Let $(X_i)_{i = 1}^{\infty}$ be a sequence of independent random variables (but not identically distributed) with $0\leq X_i\leq 1$ for all $i\ge1.$ Let $S_{n} = X_{1}+\dots +X_{n}$. Prove that $\frac{S_n}{\mathbb{E}[S_n]} \to 1\:\:\text{a.s.}$
Thoughts: I originally wanted to prove that $\mathbb{P}(|S_n-\mathbb{E}[S_n]|>\delta\:\:\text{i.o.}) = 0$. One would then need $\sum_{n} \mathbb{P}(|S_n-\mathbb{E}[S_n]|>\delta) < \infty$. However, I am unable to obtain an upper bound on the sum since the random variables are not identically distributed. Any hints?
Best Answer
Here is one way of solving this problem (there may be easier methods out there).
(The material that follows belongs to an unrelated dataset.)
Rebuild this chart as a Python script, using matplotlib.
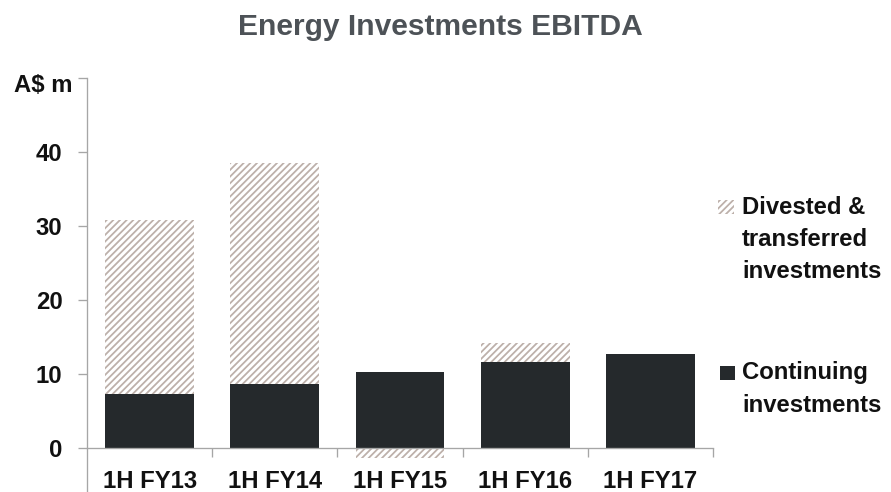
import matplotlib
matplotlib.use("Agg")
import matplotlib.pyplot as plt
from matplotlib.patches import Rectangle
import numpy as np

categories = ['1H FY13', '1H FY14', '1H FY15', '1H FY16', '1H FY17']
continuing = [7.3, 8.6, 10.3, 11.6, 12.7]
divested = [23.5, 29.9, -1.3, 2.6, 0.0]
yticks = [0, 10, 20, 30, 40, 50]
yticklabels = ['0', '10', '20', '30', '40', '']
title = 'Energy Investments EBITDA'
unit_label = 'A$ m'
legend_div = 'Divested &\ntransferred\ninvestments'
legend_cont = 'Continuing\ninvestments'

DPI = 80
W, H = 891, 492
plt.rcParams['font.family'] = ['Liberation Sans', 'DejaVu Sans']
plt.rcParams['hatch.linewidth'] = 1.6

dark = '#25292c'
hatch_col = '#bdb0aa'
spine_col = '#a6a6a6'
txt_col = '#111111'
FS = 21.5

fig = plt.figure(figsize=(W / DPI, H / DPI), dpi=DPI)
ax = fig.add_axes([87 / W, 0, (713 - 87) / W, (492 - 78) / H])

x = np.arange(len(categories))
cont = np.array(continuing)
div = np.array(divested)
div_bottom = np.where(div >= 0, cont, 0)

ax.bar(x, cont, width=0.71, color=dark, linewidth=0)
ax.bar(x, div, bottom=div_bottom, width=0.71, facecolor='white',
       edgecolor=hatch_col, hatch='////', linewidth=0)

ax.set_xlim(-0.5, 4.5)
ax.set_ylim(-5.95, 50)

for s in ['top', 'right']:
    ax.spines[s].set_visible(False)
ax.spines['bottom'].set_position(('data', 0))
ax.spines['bottom'].set_color(spine_col)
ax.spines['left'].set_color(spine_col)
ax.spines['bottom'].set_linewidth(1.2)
ax.spines['left'].set_linewidth(1.2)

ax.set_yticks(yticks)
ax.set_yticklabels(yticklabels)
ax.tick_params(axis='y', direction='out', length=8, width=1.2, color=spine_col,
               pad=14, labelsize=FS, labelcolor=txt_col)
for lab in ax.get_yticklabels():
    lab.set_fontweight('bold')

ax.set_xticks(x)
ax.set_xticklabels(categories)
ax.set_xticks(np.arange(0.5, 5, 1), minor=True)
ax.tick_params(axis='x', which='major', length=0, pad=20, labelsize=FS,
               labelcolor=txt_col)
ax.tick_params(axis='x', which='minor', direction='out', length=8, width=1.2,
               color=spine_col)
for lab in ax.get_xticklabels():
    lab.set_fontweight('bold')

fig.text(440 / W, 1 - 35 / H, title, ha='center', va='baseline',
         fontsize=27, fontweight='bold', color='#4d5257')
fig.text(72 / W, 1 - 86 / H, unit_label, ha='right', va='center',
         fontsize=FS, fontweight='bold', color=txt_col)

# legend
fig.patches.append(Rectangle((718 / W, 1 - 214 / H), 16 / W, 14 / H,
                             transform=fig.transFigure, facecolor='white',
                             edgecolor=hatch_col, hatch='////', linewidth=0))
fig.patches.append(Rectangle((720 / W, 1 - 380 / H), 15 / W, 14 / H,
                             transform=fig.transFigure, facecolor=dark,
                             linewidth=0))
fig.text(742 / W, 1 - 239 / H, legend_div, ha='left', va='center',
         fontsize=FS, fontweight='bold', color=txt_col, linespacing=1.5)
fig.text(742 / W, 1 - 389 / H, legend_cont, ha='left', va='center',
         fontsize=FS, fontweight='bold', color=txt_col, linespacing=1.5)

fig.savefig('out.png', dpi=DPI)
We have $0\leq X_{i}^{2}\leq X_{i}\leq 1$ for each $i\in\mathbb{N}\setminus\{0\}$. Therefore, $$\text{Var}(S_{n}) = \sum_{i = 1}^{n}\text{Var}(X_{i})\leq \sum_{i = 1}^{n}\mathbb{E}[X_{i}^{2}]\leq\sum_{i = 1}^{n}\mathbb{E}[X_{i}] = \mathbb{E}[S_{n}]$$ The idea is to show that a subsequence of the original sequence converges $\text{a.s.}$ which we shall show is sufficient. Let $$n_{k} = \min\{n:\mathbb{E}[S_{n}]\geq k^{2}\}\:\:\:\:k = 1, 2, \dots$$ Since $\mathbb{E}[X_{i}]\leq 1$ for each $i\in\mathbb{N}\setminus\{0\}$ we have $k^{2}\leq \mathbb{E}[S_{n_{k}}]\leq k^{2}+1$. Let $\varepsilon > 0$ then by the Chebyshev inequality $$\mathbb{P}(|S_{n_{k}}-\mathbb{E}[S_{n_{k}}]| > \varepsilon\mathbb{E}[S_{n_{k}}])\leq\frac{\text{Var}(S_{n_{k}})}{\varepsilon^{2}\mathbb{E}[S_{n_{k}}]^{2}}\leq \frac{1}{\varepsilon^{2}\mathbb{E}[S_{n_{k}}]}\leq \frac{1}{\varepsilon^{2}k^{2}}$$ Therefore, $$\sum_{k = 1}^{\infty}\mathbb{P}\left(\left|\frac{S_{n_{k}}}{\mathbb{E}[S_{n_{k}}]}-1\right|> \varepsilon\right) < \infty$$ Using the First Borel Cantelli Lemma $$\mathbb{P}\left(\left|\frac{S_{n_{k}}}{\mathbb{E}[S_{n_{k}}]}-1\right|> \varepsilon\:\:\text{i.o.}\right) = 0\implies \frac{S_{n_{k}}}{\mathbb{E}[S_{n_{k}}]}\rightarrow 1\:\:\text{a.s.}$$ We now show that this is sufficient. Let $n_{k}\leq n\leq n_{k+1}$ then $$\frac{S_{n}}{\mathbb{E}[S_{n}]}\leq \frac{S_{n_{k+1}}}{\mathbb{E}[S_{n_{k}}]}\cdot\frac{{\mathbb{E}[S_{n_{k+1}}]}}{{\mathbb{E}[S_{n_{k+1}}]}}\leq \frac{S_{n_{k+1}}}{\mathbb{E}[S_{n_{k+1}}]}\cdot \frac{(k+1)^2+1}{k^2}$$ In a similar manner we obtain a lower bound $$\frac{S_{n}}{\mathbb{E}[S_{n}]}\geq \frac{S_{n_{k}}}{\mathbb{E}[S_{n_{k}}]}\cdot \frac{k^2}{(k+1)^2+1}$$ The result then follows by taking the $\limsup_{k\rightarrow\infty}$ and $\liminf_{k\rightarrow\infty}$ of the previous inequalities.